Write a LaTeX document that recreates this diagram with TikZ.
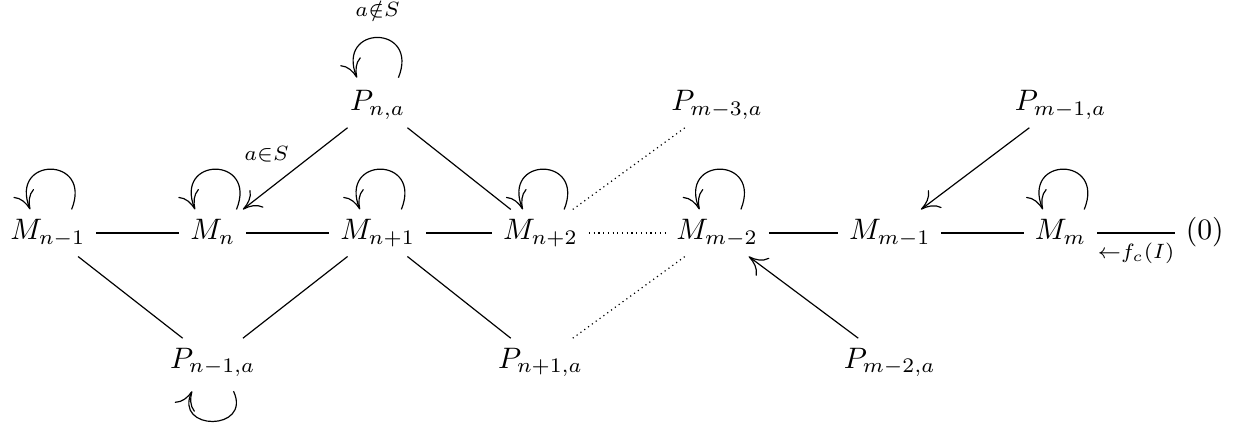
\documentclass[tikz,border=0pt]{standalone}
\usepackage{amsmath,amssymb}
\usetikzlibrary{positioning,arrows.meta}

\begin{document}
\begin{tikzpicture}[
  >={Computer Modern Rightarrow[length=6pt,width=7.5pt]},
  obj/.style      ={inner xsep=3.5pt,inner ysep=3pt,text height=7pt,text depth=2.5pt},
  faint/.style    ={dash pattern=on 0.4pt off 1.2pt},
  selfloop/.style ={->,out=68,in=112,distance=19.5pt},
  underloop/.style={->,out=-65,in=-115,distance=15pt},
  node distance   =43.5pt and 55.7pt,on grid]

% --- middle row ---
\node[obj] (Mnm1) {$M_{n-1}$};
\node[obj,right=of Mnm1] (Mn) {$M_n$};
\node[obj,right=of Mn] (Mnp1) {$M_{n+1}$};
\node[obj,right=55pt of Mnp1] (Mnp2) {$M_{n+2}$};
\node[obj,right=59.7pt of Mnp2] (Mmm2) {$M_{m-2}$};
\node[obj,right=58.3pt of Mmm2] (Mmm1) {$M_{m-1}$};
\node[obj,right=57.7pt of Mmm1] (Mm) {$M_m$};
\node[obj,right=48.7pt of Mm] (zero) {$(0)$};

\useasboundingbox ([shift={(-12.3pt,78.7pt)}]Mnm1.center) rectangle ++(411.3pt,-142.7pt);

% --- upper row ---
\node[obj,above=of Mnp1] (Pna) {$P_{n,a}$};
\node[obj,above=of Mmm2] (Pmm3a) {$P_{m-3,a}$};
\node[obj,above=of Mm] (Pmm1a) {$P_{m-1,a}$};

% --- lower row ---
\node[obj,below=of Mn] (Pnm1a) {$P_{n-1,a}$};
\node[obj,below=of Mnp2] (Pnp1a) {$P_{n+1,a}$};
\node[obj,below=of Mmm1] (Pmm2a) {$P_{m-2,a}$};

% --- loops ---
\draw[selfloop] ([xshift=8pt]Mnm1.north) to ([xshift=-6pt]Mnm1.north);
\draw[selfloop] ([xshift=8pt]Mn.north) to ([xshift=-6pt]Mn.north);
\draw[selfloop] ([xshift=8pt]Mnp1.north) to ([xshift=-6pt]Mnp1.north);
\draw[selfloop] ([xshift=8pt]Mnp2.north) to ([xshift=-6pt]Mnp2.north);
\draw[selfloop] ([xshift=8pt]Mmm2.north) to ([xshift=-6pt]Mmm2.north);
\draw[selfloop] ([xshift=8pt]Mm.north) to ([xshift=-6pt]Mm.north);
\draw[selfloop] ([xshift=7pt,yshift=1pt]Pna.north) to node[above=3pt] {$\scriptstyle a\notin S$} ([xshift=-7pt,yshift=1pt]Pna.north);
\draw[underloop] ([xshift=7pt,yshift=-2pt]Pnm1a.south) to ([xshift=-7pt,yshift=-2pt]Pnm1a.south);

% --- middle row links ---
\draw (Mnm1) -- (Mn);
\draw (Mn) -- (Mnp1);
\draw (Mnp1) -- (Mnp2);
\draw[faint] (Mnp2) -- (Mmm2);
\draw (Mmm2) -- (Mmm1);
\draw (Mmm1) -- (Mm);
\draw (Mm) -- node[below] {$\scriptstyle\leftarrow f_c(I)$} (zero);

% --- upper links ---
\draw[->] (Pna) -- node[midway,above left,inner sep=2pt] {$\scriptstyle a\in S$} (Mn);
\draw (Pna) -- (Mnp2);
\draw[faint] (Mnp2) -- (Pmm3a);
\draw[->] (Pmm1a) -- (Mmm1);

% --- lower links ---
\draw (Mnm1) -- (Pnm1a);
\draw (Mnp1) -- (Pnm1a);
\draw (Mnp1) -- (Pnp1a);
\draw[faint] (Pnp1a) -- (Mmm2);
\draw[->] (Pmm2a) -- (Mmm2);

\end{tikzpicture}
\end{document}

....

Description of the task >> All of the material above should be reproduced exactly, except the pictures.

Exercise response >>
Write a LaTeX document that recreates this diagram with TikZ.
\documentclass[tikz,border=0pt]{standalone}
\usepackage{amsmath,amssymb}
\usetikzlibrary{positioning,arrows.meta}

\begin{document}
\begin{tikzpicture}[
  >={Computer Modern Rightarrow[length=6pt,width=7.5pt]},
  obj/.style      ={inner xsep=3.5pt,inner ysep=3pt,text height=7pt,text depth=2.5pt},
  faint/.style    ={dash pattern=on 0.4pt off 1.2pt},
  selfloop/.style ={->,out=68,in=112,distance=19.5pt},
  underloop/.style={->,out=-65,in=-115,distance=15pt},
  node distance   =43.5pt and 55.7pt,on grid]

% --- middle row ---
\node[obj] (Mnm1) {$M_{n-1}$};
\node[obj,right=of Mnm1] (Mn) {$M_n$};
\node[obj,right=of Mn] (Mnp1) {$M_{n+1}$};
\node[obj,right=55pt of Mnp1] (Mnp2) {$M_{n+2}$};
\node[obj,right=59.7pt of Mnp2] (Mmm2) {$M_{m-2}$};
\node[obj,right=58.3pt of Mmm2] (Mmm1) {$M_{m-1}$};
\node[obj,right=57.7pt of Mmm1] (Mm) {$M_m$};
\node[obj,right=48.7pt of Mm] (zero) {$(0)$};

\useasboundingbox ([shift={(-12.3pt,78.7pt)}]Mnm1.center) rectangle ++(411.3pt,-142.7pt);

% --- upper row ---
\node[obj,above=of Mnp1] (Pna) {$P_{n,a}$};
\node[obj,above=of Mmm2] (Pmm3a) {$P_{m-3,a}$};
\node[obj,above=of Mm] (Pmm1a) {$P_{m-1,a}$};

% --- lower row ---
\node[obj,below=of Mn] (Pnm1a) {$P_{n-1,a}$};
\node[obj,below=of Mnp2] (Pnp1a) {$P_{n+1,a}$};
\node[obj,below=of Mmm1] (Pmm2a) {$P_{m-2,a}$};

% --- loops ---
\draw[selfloop] ([xshift=8pt]Mnm1.north) to ([xshift=-6pt]Mnm1.north);
\draw[selfloop] ([xshift=8pt]Mn.north) to ([xshift=-6pt]Mn.north);
\draw[selfloop] ([xshift=8pt]Mnp1.north) to ([xshift=-6pt]Mnp1.north);
\draw[selfloop] ([xshift=8pt]Mnp2.north) to ([xshift=-6pt]Mnp2.north);
\draw[selfloop] ([xshift=8pt]Mmm2.north) to ([xshift=-6pt]Mmm2.north);
\draw[selfloop] ([xshift=8pt]Mm.north) to ([xshift=-6pt]Mm.north);
\draw[selfloop] ([xshift=7pt,yshift=1pt]Pna.north) to node[above=3pt] {$\scriptstyle a\notin S$} ([xshift=-7pt,yshift=1pt]Pna.north);
\draw[underloop] ([xshift=7pt,yshift=-2pt]Pnm1a.south) to ([xshift=-7pt,yshift=-2pt]Pnm1a.south);

% --- middle row links ---
\draw (Mnm1) -- (Mn);
\draw (Mn) -- (Mnp1);
\draw (Mnp1) -- (Mnp2);
\draw[faint] (Mnp2) -- (Mmm2);
\draw (Mmm2) -- (Mmm1);
\draw (Mmm1) -- (Mm);
\draw (Mm) -- node[below] {$\scriptstyle\leftarrow f_c(I)$} (zero);

% --- upper links ---
\draw[->] (Pna) -- node[midway,above left,inner sep=2pt] {$\scriptstyle a\in S$} (Mn);
\draw (Pna) -- (Mnp2);
\draw[faint] (Mnp2) -- (Pmm3a);
\draw[->] (Pmm1a) -- (Mmm1);

% --- lower links ---
\draw (Mnm1) -- (Pnm1a);
\draw (Mnp1) -- (Pnm1a);
\draw (Mnp1) -- (Pnp1a);
\draw[faint] (Pnp1a) -- (Mmm2);
\draw[->] (Pmm2a) -- (Mmm2);

\end{tikzpicture}
\end{document}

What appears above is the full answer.